Welcoming the apex court's breakthrough decision, Md. Moniruzzaman, managing director of Prime Bank Securities Ltd., told the Financial Express, "This milestone directive will provide immense relief to small and general investors who have been trapped in protracted financial losses, which in turn will significantly boost overarching capital market confidence." Investors have been reluctant to sell assets at heavy discounts in the secondary market, as they had no means to redeem units at net asset value. The removal of structural barriers has granted affected unitholders a fair mechanism to partially recover their hard-earned equity value, Moniruzzaman explained.

With the six-month window officially concluding on May 12, the commission issued an operational directive on May 7 demanding compliance.

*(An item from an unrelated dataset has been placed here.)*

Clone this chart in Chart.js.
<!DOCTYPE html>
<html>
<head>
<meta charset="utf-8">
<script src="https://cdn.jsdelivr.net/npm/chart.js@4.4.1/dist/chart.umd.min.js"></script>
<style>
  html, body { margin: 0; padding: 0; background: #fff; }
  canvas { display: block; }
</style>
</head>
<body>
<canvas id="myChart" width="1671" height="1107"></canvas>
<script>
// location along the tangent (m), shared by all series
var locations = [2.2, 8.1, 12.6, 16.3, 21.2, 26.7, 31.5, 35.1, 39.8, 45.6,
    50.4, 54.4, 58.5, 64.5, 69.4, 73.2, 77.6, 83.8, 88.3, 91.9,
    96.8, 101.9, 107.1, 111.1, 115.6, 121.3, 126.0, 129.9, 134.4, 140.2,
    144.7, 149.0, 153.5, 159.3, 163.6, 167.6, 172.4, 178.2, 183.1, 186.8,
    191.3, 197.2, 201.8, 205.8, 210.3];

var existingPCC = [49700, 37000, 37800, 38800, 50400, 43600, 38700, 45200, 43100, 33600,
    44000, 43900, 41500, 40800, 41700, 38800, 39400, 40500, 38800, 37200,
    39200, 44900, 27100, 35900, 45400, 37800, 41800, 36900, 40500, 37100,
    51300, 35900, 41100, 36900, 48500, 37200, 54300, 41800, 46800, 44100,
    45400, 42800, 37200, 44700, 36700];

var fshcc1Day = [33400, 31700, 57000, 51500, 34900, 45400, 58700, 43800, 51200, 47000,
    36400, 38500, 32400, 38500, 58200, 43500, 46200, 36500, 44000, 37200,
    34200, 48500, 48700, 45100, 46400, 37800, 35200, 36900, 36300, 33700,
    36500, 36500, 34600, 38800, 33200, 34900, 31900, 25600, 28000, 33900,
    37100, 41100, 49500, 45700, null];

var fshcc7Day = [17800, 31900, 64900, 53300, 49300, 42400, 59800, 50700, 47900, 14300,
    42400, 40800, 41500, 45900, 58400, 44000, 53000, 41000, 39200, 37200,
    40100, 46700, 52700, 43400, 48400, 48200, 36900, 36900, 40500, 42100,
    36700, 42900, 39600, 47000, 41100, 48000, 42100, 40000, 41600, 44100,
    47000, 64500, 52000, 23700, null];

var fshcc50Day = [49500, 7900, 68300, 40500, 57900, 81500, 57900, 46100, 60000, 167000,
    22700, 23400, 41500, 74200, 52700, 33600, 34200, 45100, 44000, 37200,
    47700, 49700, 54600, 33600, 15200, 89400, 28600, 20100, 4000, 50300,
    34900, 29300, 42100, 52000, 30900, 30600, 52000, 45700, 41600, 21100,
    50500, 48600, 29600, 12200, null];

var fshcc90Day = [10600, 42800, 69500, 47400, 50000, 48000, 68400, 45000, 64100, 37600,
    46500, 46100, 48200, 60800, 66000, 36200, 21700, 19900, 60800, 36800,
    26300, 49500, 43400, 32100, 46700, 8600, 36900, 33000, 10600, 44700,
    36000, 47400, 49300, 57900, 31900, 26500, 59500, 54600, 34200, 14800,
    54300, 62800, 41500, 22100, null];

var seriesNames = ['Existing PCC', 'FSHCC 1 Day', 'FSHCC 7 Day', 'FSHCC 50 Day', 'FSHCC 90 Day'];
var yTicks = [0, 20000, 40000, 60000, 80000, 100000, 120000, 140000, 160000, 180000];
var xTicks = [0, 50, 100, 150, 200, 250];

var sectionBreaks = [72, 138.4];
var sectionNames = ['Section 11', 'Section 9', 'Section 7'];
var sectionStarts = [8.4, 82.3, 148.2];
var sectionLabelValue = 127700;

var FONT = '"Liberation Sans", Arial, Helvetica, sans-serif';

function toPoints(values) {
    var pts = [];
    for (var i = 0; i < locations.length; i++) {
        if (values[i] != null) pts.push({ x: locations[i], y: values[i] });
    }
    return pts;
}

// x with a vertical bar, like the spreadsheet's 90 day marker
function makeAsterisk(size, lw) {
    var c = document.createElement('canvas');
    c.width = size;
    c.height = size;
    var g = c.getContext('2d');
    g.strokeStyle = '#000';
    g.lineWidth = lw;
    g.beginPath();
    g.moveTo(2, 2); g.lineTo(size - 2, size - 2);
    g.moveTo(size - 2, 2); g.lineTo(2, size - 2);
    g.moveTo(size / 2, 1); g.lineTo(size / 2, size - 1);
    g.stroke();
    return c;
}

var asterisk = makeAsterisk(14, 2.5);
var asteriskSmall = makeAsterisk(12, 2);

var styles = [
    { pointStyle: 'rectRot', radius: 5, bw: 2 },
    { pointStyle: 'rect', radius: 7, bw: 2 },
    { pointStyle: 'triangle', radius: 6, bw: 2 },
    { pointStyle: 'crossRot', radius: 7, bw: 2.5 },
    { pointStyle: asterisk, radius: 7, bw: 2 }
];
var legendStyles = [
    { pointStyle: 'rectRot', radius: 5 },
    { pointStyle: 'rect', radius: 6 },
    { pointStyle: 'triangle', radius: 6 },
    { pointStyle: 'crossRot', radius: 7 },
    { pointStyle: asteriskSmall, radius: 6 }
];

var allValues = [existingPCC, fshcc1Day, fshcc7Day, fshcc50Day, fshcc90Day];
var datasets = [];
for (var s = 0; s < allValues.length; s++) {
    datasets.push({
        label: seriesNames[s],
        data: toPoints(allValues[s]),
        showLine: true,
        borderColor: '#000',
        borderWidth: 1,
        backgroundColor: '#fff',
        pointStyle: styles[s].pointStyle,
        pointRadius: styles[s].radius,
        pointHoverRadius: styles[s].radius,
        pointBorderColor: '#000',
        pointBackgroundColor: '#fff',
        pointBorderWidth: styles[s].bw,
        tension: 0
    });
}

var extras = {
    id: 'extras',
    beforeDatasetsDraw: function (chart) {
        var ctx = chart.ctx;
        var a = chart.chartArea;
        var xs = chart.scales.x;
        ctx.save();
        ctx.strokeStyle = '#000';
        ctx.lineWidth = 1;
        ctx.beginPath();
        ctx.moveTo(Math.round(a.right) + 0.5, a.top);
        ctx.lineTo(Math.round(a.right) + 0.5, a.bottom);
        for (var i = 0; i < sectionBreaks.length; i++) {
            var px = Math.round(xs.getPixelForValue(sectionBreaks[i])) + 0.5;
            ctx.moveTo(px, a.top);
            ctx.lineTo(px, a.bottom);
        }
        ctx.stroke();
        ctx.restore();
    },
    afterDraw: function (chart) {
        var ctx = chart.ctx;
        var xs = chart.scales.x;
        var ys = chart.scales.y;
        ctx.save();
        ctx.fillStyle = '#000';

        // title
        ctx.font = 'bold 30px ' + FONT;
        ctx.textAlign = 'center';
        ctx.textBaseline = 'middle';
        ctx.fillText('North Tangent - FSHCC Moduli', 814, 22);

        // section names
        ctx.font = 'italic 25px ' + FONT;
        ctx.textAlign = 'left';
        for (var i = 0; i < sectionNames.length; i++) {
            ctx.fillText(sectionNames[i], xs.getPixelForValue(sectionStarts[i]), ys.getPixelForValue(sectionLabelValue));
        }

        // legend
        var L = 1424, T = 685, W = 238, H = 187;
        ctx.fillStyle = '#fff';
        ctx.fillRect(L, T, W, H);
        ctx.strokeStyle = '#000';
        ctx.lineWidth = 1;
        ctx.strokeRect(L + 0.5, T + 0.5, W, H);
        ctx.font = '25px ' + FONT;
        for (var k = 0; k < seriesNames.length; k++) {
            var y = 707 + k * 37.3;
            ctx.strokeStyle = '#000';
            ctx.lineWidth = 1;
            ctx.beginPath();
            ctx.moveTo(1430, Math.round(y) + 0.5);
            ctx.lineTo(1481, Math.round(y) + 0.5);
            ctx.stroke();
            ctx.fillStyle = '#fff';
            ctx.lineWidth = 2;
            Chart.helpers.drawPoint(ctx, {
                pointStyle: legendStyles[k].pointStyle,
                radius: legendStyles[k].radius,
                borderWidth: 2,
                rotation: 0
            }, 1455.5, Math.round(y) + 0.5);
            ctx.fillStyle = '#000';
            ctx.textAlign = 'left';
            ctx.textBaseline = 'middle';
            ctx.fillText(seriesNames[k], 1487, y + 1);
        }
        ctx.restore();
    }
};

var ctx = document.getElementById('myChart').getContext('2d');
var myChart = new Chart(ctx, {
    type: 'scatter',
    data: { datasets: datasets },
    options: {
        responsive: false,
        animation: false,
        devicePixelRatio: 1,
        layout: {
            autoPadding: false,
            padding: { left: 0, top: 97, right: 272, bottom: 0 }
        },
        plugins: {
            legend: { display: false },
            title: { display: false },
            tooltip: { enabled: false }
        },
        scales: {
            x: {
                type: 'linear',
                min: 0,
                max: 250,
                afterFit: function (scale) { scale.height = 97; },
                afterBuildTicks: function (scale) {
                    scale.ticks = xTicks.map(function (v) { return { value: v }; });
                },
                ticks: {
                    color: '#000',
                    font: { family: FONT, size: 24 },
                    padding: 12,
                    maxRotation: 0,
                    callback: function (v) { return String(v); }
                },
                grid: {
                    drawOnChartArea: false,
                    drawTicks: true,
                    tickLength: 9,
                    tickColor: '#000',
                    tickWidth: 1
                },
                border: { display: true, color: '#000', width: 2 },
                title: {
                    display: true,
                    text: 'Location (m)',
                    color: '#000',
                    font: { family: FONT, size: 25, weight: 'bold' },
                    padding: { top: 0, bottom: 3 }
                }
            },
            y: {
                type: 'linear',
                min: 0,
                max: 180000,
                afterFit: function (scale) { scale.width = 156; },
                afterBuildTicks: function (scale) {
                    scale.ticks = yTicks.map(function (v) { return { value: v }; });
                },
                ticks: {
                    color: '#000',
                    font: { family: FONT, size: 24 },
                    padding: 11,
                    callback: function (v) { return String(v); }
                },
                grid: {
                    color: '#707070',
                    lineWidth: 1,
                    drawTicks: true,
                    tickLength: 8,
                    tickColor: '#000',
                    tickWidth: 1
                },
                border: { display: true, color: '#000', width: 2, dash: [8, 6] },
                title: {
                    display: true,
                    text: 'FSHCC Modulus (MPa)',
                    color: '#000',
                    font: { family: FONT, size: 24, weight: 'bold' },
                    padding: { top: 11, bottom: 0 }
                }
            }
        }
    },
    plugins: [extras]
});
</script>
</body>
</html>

However, five unitholders quickly mounted a legal challenge, securing a two-month status quo order from the High Court.

The legal standoff severely disrupted administrative efforts. Documents reveal that the Investment Corporation of Bangladesh (ICB), one of the trustees of listed mutual funds, was forced to indefinitely postpone a critical trustee committee meeting scheduled for June 3, which was originally set to decide the record date, trade suspension date and special general meeting (SGM) schedules for two prominent underperforming schemes.

Even as the BSEC issued letters on June 9 and June 11 instructing trustees such as ICB, Bangladesh General Insurance Company Limited (BGIC), and Grameen Fund to bypass the writ petitioners and continue implementation across the broader market, legal ambiguities remained.

With the stay order now in place, the process is set to get back on track, with trustees mandated to comply with the regulatory timeline to execute the conversion or liquidation process.

Why does BSEC prefer conversion?

The regulatory body prefers conversion over liquidation of the listed funds. BSEC officials warn that liquidating portfolios worth billions would result in catastrophic selling pressure on underlying capital market assets.

That would severely drive down equity prices. Moreover, unitholders would bear additional tax obligations on the proceeds.

Conversion, by contrast, offers an immediate shield for institutional and retail investors alike. Units heavily discounted on the secondary market are safely converted into open-ended fractions mirroring fair NAV equity values. Investors also retain immediate redemption rights directly through designated fund managers, taking the pressure off the stock exchange.

Enforcement drive to follow probe findings on Best Holdings

The inquiry report recommended severe punitive measures against those involved in the fraudulent acts.

Major recommendations include a fine of at least Tk 100 million each on Amin Ahmed, chairman of the accused company, and Hasan Ahmed, managing director, for their personal liabilities.

The report also suggested cancelling the registration of RACE Asset Management, along with imposing a fine of Tk 250 million. It further sought a Tk 200 million penalty and a lifetime ban on the widely criticised financial figure Chowdhury Nafees Sarafat and RACE Managing Director Hasan Taher Imam.

The HC stay order had effectively tied the hands of the commission, blocking any form of regulatory action.

With the stay formally vacated, the BSEC is now legally cleared to pursue strict punitive measures, account freezes and structural sanctions targeting RACE Management, its core directors, and any other market intermediaries or high-profile individuals explicitly implicated in the probe.